Posted under Found Friday
Just one photo this week. I’ve had a small stack of slides on my desk for, oh, I don’t know, months now (I am so disorganized). I’m trying not to be such a packrat, but have still set aside a handful of found slides that I want to hang on to for one reason or another.
I much prefer to collect amateur slides as opposed to commercially produced ones. I’m not sure if anyone still makes these, but you used to be able to go to Disney World, or Niagara Falls, or New York City and buy a pack of slides shot by a professional photographer for wherever you happened to be. Weather not cooperative? Crappy photographer? No problem! Here’s a pack of Pana-Vue slides of Yosemite! Amaze your friends!
A lot of these slides have gotten funky and discolored over time – most commercial slides weren’t produced with Kodachrome, that’s for sure. Pana-Vue slides, put out by GAF (which also was the company selling Anscochrome film and now, weirdly, sells roofing supplies), especially had a tendency to fade and go pink, as seen in the picture above.
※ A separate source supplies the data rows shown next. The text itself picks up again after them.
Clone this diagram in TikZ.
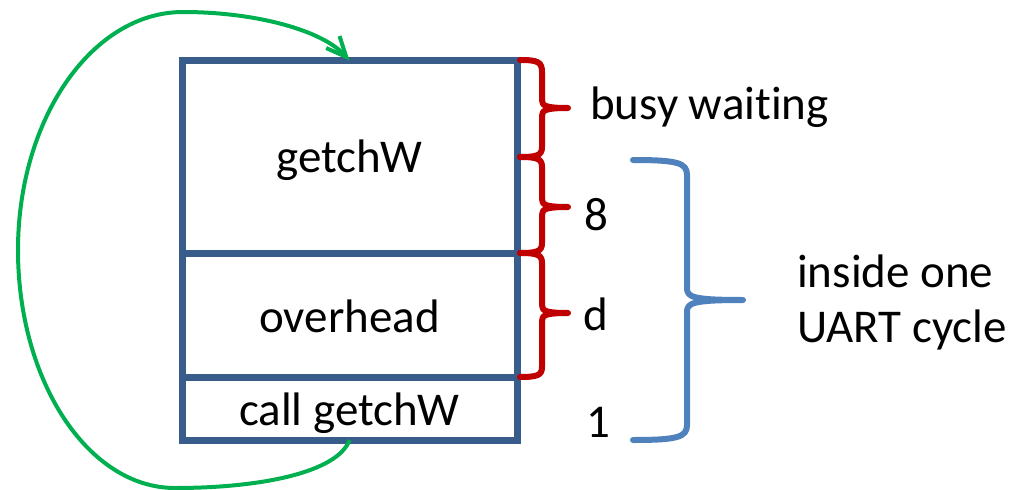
\documentclass[tikz,border=0pt]{standalone}
\usepackage{fontspec}
\setmainfont{Carlito}[Ligatures={NoCommon}]
\usetikzlibrary{arrows.meta}
\definecolor{boxblue}{HTML}{385D8A}
\definecolor{bracered}{HTML}{C00000}
\definecolor{braceblue}{HTML}{4F81BD}
\definecolor{loopgreen}{HTML}{00B050}
\tikzset{
  block/.style={draw=boxblue, line width=7pt, minimum width=335pt, inner sep=0pt, outer sep=0pt},
  lbl/.style={font=\fontsize{47}{56}\selectfont, inner sep=0pt, text=black},
  redbrace/.style={draw=bracered, line width=6pt, line cap=round, line join=round},
  bluebrace/.style={draw=braceblue, line width=6pt, line cap=round, line join=round},
  loop/.style={draw=loopgreen, line width=4pt, -{Straight Barb[length=20pt,width=18pt,line width=4pt]}}
}
\begin{document}
\begin{tikzpicture}[x=1pt,y=1pt]
\useasboundingbox (0,0) rectangle (1013,-490);
% boxes
\node[block, minimum height=192.5pt] (gw) at (349.5,-156.75) {};
\node[block, minimum height=124pt] (ov) at (349.5,-315) {};
\node[block, minimum height=63pt] (cg) at (349.5,-408.5) {};
% box labels
\node[lbl, anchor=base] (tgw) at (349.5,-172) {getchW};
\node[lbl, anchor=base] (tov) at (349.5,-332) {overhead};
\node[lbl, anchor=base] (tcg) at (349.5,-425) {call getchW};
% red braces
\draw[redbrace] (520,-60) .. controls (538,-60) and (542,-62) .. (542,-72)
  -- (542,-100) .. controls (542,-106) and (546,-108) .. (568,-108)
  .. controls (546,-108) and (542,-110) .. (542,-116)
  -- (542,-147) .. controls (542,-155) and (538,-157) .. (520,-157);
\draw[redbrace] (520,-157) .. controls (538,-157) and (542,-159) .. (542,-167)
  -- (542,-199) .. controls (542,-205) and (546,-207) .. (568,-207)
  .. controls (546,-207) and (542,-209) .. (542,-215)
  -- (542,-243) .. controls (542,-251) and (538,-253) .. (520,-253);
\draw[redbrace] (520,-253) .. controls (538,-253) and (542,-255) .. (542,-263)
  -- (542,-305) .. controls (542,-311) and (546,-313) .. (568,-313)
  .. controls (546,-313) and (542,-315) .. (542,-321)
  -- (542,-367) .. controls (542,-375) and (538,-377) .. (520,-377);
% blue brace
\draw[bluebrace] (633,-160) .. controls (678,-160) and (687,-163) .. (687,-175)
  -- (687,-288) .. controls (687,-297) and (692,-300) .. (743,-300)
  .. controls (692,-300) and (687,-303) .. (687,-312)
  -- (687,-425) .. controls (687,-437) and (678,-440) .. (633,-440);
% right labels
\node[lbl, anchor=base west] (busy) at (590,-119) {busy waiting};
\node[lbl, anchor=base] (n8) at (596,-230) {8};
\node[lbl, anchor=base] (nd) at (596,-330) {d};
\node[lbl, anchor=base] (n1) at (598,-437) {1};
\node[lbl, anchor=base west] (in1) at (797,-287) {inside one};
\node[lbl, anchor=base west] (in2) at (797,-342) {UART cycle};
% green loop arrow
\coordinate (lb) at (175,-488);
\coordinate (ll) at (18,-250);
\coordinate (lt) at (183,-12);
\draw[loop] (cg.south) .. controls (338,-472) and (262,-488) .. (lb)
  .. controls (88,-488) and (18,-381) .. (ll)
  .. controls (18,-119) and (92,-12) .. (lt)
  .. controls (255,-12) and (322,-30) .. (gw.north);
\end{tikzpicture}
\end{document}
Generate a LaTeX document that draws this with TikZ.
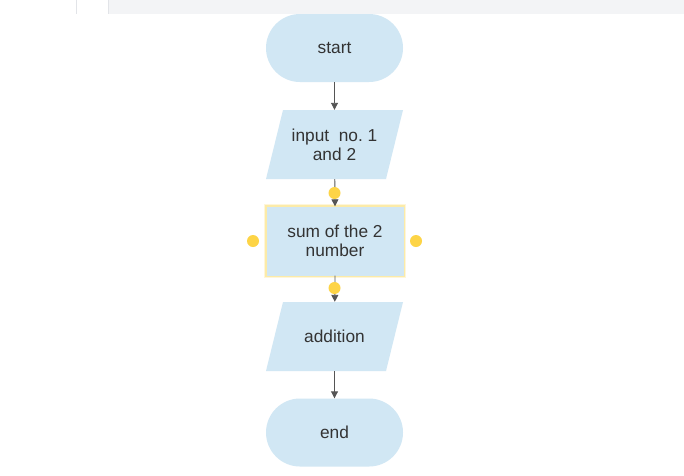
\documentclass[tikz,border=0pt]{standalone}
\usepackage{fontspec}
\setmainfont{Liberation Sans}
\usetikzlibrary{arrows.meta}
\definecolor{boxfill}{HTML}{D1E7F4}
\definecolor{txt}{HTML}{333333}
\definecolor{lin}{HTML}{555555}
\definecolor{dotc}{HTML}{FDD446}
\definecolor{glow}{HTML}{FCEBA8}
\definecolor{glowout}{HTML}{FEF6DA}
\definecolor{topbar}{HTML}{F3F4F6}
\definecolor{tabline}{HTML}{E2E4E8}
\frenchspacing
\begin{document}
\begin{tikzpicture}[x=1pt,y=-1pt,
  every node/.style={font=\fontsize{17.3}{19}\selectfont, text=txt, align=center},
  term/.style={fill=boxfill, rounded corners=34pt, minimum width=137pt, minimum height=68pt, inner sep=0pt},
  io/.style={minimum width=137pt, minimum height=69pt, inner sep=0pt},
  proc/.style={fill=boxfill, minimum width=137pt, minimum height=69pt, inner sep=0pt},
  conn/.style={draw=lin, line width=0.9pt, -{Triangle[length=7pt,width=7pt]}},
  handle/.style={circle, fill=dotc, minimum size=12pt, inner sep=0pt}
]
\useasboundingbox (0,0) rectangle (684,475);
\fill[white] (0,0) rectangle (684,475);
\fill[topbar] (109,0) rectangle (684,14);
\draw[tabline] (76.5,0) -- (76.5,14);
\draw[tabline] (108.5,0) -- (108.5,14);

% parallelogram backgrounds
\fill[boxfill] (283,110) -- (403,110) -- (386,179) -- (266,179) -- cycle;
\fill[boxfill] (283,302) -- (403,302) -- (386,371) -- (266,371) -- cycle;
% glow of selected box
\draw[glowout, line width=4pt] (266,206) rectangle (404,276);
\draw[glow, line width=1.5pt] (266,206) rectangle (404,276);

\node[term] (start) at (334.5,48) {start};
\node[io] (input) at (334.5,144.5) {input\ \ no. 1\\and 2};
\node[proc] (sum) at (335,241) {sum of the 2\\number};
\node[io] (add) at (334.5,336.5) {addition};
\node[term] (end) at (334.5,432.5) {end};

\draw[conn] (start) -- (input);
\draw[conn] (input) -- (sum.north);
\draw[conn] (sum.south) -- (add);
\draw[conn] (add) -- (end);

\node[handle] (h1) at (334.5,193) {};
\node[handle] (h2) at (334.5,288) {};
\node[handle] (h3) at (253,241) {};
\node[handle] (h4) at (416,241) {};
\end{tikzpicture}
\end{document}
But I had to hang on to this particular slide, because it’s a photo of Mount Saint Helens erupting. Mount Saint Helens has always held a certain fascination for me. I barely remember it happening, I was so young – actually, most of my memories of Mount Saint Helens probably come watching the movie about it on HBO a year or so later. I still have a copy of the Mount Saint Helens issue – January 1981, if you’re interested – of National Geographic featuring photos taken by Robert Landsburg, who was killed in the eruption. Not to make light of the situation, but I’m convinced that “Vancouver, Vancouver, this is it!” remain some of the greatest last words ever.*
Since the slide is Pana-Vue, and therefore pink, I adjusted the RGB levels in Photoshop to get more accurate color.
Interestingly (to me, at least, because I think volcanoes are interesting), this picture isn’t of the May 18, 1980 eruption – that was the big one. The mountain continued to be quite active through October of that year. This particular slide is captioned ‘July 22, 1980,’ and Wikipedia fills us in on what was happening then:
“A series of large explosions on July 22 broke more than a month of relative quiet. The July eruptive episode was preceded by several days of measurable expansion of the summit area, heightened earthquake activity, and changed emission rates of sulfur dioxide and carbon dioxide. The first hit at 5:14 p.m. as an ash column shot 10 miles (16 km) and was followed by a faster blast at 6:25 p.m. that pushed the ash column above its previous maximum height in just 7.5 minutes. The final explosion started at 7:01 p.m. and continued for over two hours. When the relatively small amount of ash settled over eastern Washington, the dome built in June was gone.”
*A few months ago I was, randomly, looking up stuff online about Mount Saint Helens. I can’t remember why now, but it probably had something to do with this slide. Anyway, I was reading about David Johnston, the “Vancouver, Vancouver, this is it!” guy. He was a vulcanologist working with USGS to monitor the volcano. He also was, famously, not supposed to be there that day – he was filling in for a fellow vulcanologist, Harry Glicken, who had taken the day off. Want to hear the twist? Glicken was killed on June 3, 1991 in Japan during an eruption on Mount Unzen.